Records with drawing code:

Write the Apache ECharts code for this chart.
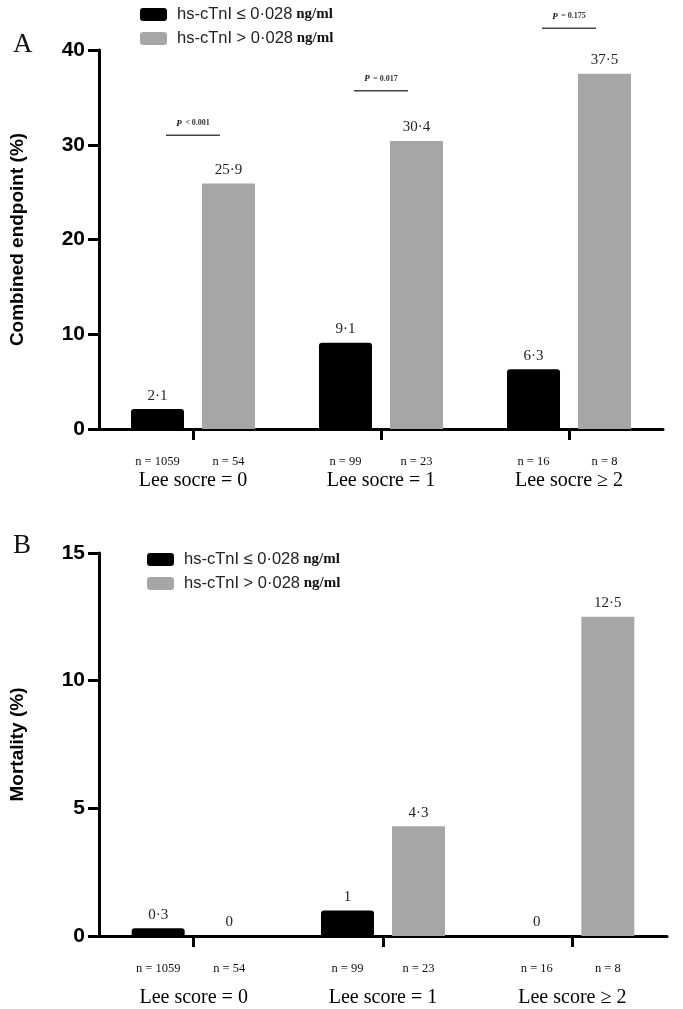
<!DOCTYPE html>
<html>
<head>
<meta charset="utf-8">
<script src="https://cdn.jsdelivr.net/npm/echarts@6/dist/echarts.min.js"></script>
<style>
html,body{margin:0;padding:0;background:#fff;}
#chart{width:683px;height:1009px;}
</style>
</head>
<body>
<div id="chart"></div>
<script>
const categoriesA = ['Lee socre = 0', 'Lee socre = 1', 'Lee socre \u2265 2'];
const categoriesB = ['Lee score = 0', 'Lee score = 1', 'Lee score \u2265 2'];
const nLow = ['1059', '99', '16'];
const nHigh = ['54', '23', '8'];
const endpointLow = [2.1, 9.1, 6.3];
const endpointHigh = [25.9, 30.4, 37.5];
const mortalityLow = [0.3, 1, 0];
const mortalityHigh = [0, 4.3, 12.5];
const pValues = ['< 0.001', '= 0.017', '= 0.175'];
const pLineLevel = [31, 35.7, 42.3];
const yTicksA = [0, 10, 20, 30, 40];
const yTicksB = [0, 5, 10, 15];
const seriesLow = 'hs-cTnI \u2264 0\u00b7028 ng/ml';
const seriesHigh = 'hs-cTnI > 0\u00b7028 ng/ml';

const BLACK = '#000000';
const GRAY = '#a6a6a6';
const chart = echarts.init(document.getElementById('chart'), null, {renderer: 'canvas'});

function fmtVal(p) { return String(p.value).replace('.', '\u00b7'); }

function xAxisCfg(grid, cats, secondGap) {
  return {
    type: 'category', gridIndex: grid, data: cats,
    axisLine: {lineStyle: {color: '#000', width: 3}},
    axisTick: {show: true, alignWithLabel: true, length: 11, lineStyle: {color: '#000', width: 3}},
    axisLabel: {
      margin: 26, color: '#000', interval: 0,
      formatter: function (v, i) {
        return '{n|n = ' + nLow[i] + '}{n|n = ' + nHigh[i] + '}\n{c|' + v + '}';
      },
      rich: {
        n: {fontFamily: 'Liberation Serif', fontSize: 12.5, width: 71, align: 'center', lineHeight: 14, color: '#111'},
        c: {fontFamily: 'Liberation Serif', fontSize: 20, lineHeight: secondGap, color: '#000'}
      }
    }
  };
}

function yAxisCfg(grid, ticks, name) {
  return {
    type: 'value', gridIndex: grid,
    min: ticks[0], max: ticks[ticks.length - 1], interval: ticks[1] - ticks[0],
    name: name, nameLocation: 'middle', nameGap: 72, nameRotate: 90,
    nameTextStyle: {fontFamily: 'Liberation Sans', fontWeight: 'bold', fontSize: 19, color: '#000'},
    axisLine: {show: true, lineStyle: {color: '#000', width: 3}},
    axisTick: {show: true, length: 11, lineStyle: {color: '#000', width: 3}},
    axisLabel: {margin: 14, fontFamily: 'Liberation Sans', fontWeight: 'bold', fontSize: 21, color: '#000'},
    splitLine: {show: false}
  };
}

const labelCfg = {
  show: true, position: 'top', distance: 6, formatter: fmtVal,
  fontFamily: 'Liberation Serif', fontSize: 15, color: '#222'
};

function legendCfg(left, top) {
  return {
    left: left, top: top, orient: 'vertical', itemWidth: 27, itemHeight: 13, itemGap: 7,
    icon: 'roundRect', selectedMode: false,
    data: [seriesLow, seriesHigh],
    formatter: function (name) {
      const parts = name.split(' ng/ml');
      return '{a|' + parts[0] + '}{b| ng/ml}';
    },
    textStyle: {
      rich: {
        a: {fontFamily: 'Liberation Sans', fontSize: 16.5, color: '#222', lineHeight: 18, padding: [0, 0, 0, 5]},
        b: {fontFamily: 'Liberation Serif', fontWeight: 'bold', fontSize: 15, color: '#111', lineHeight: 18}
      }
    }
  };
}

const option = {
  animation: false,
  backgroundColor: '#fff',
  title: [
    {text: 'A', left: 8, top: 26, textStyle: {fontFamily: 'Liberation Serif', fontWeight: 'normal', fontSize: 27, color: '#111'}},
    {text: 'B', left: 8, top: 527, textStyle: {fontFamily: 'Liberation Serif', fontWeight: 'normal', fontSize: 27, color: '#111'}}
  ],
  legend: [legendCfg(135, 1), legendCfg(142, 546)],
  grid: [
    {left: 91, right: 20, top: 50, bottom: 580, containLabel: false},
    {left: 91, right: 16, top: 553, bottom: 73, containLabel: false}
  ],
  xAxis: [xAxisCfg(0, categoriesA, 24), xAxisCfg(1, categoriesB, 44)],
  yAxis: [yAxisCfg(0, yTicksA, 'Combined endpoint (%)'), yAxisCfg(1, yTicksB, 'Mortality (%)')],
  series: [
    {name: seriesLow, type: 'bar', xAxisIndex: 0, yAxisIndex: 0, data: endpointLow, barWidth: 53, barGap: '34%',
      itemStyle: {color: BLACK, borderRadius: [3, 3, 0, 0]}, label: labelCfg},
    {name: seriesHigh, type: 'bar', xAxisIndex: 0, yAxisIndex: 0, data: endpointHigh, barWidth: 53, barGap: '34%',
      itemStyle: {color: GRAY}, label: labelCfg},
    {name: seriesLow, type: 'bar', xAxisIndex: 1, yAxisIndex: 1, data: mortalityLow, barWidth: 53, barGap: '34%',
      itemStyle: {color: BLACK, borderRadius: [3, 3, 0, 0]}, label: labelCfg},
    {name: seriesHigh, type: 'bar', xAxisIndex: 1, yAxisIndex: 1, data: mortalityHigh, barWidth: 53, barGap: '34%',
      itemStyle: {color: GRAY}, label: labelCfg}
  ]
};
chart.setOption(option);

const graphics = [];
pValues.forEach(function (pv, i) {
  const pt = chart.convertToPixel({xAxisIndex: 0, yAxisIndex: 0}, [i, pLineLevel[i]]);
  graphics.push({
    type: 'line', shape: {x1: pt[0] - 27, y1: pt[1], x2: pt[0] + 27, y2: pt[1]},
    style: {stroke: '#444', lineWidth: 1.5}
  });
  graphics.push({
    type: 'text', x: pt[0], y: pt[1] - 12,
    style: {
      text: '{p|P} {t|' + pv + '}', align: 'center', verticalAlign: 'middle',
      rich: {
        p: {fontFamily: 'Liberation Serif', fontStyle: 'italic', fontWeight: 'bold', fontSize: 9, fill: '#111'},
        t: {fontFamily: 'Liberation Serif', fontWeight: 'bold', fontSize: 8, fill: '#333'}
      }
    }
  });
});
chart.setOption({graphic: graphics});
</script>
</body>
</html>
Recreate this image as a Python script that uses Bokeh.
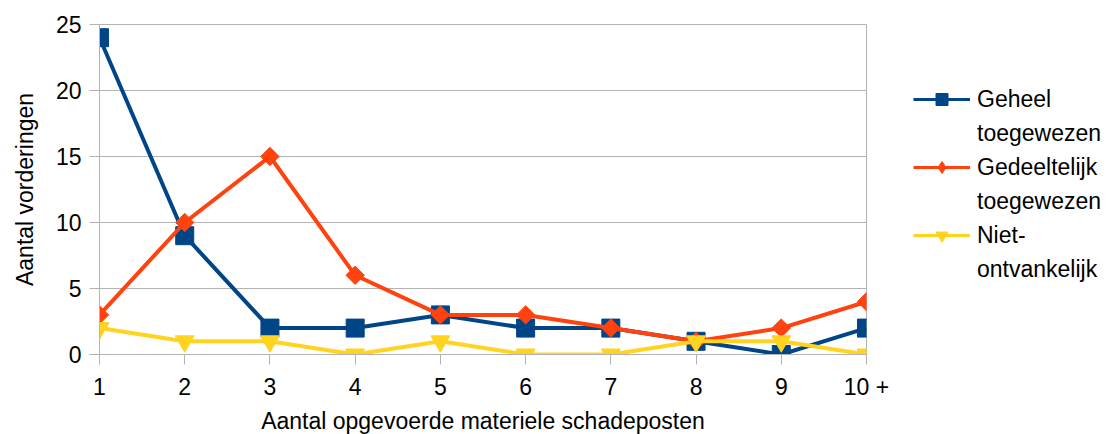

» **Objective**
Leave out every line without the string "script" and copy the rest.

» **Exercise output**
<script src="https://cdn.jsdelivr.net/npm/echarts@6/dist/echarts.min.js"></script>
<script>
</script>
Recreate this image as a Python script that uses Bokeh.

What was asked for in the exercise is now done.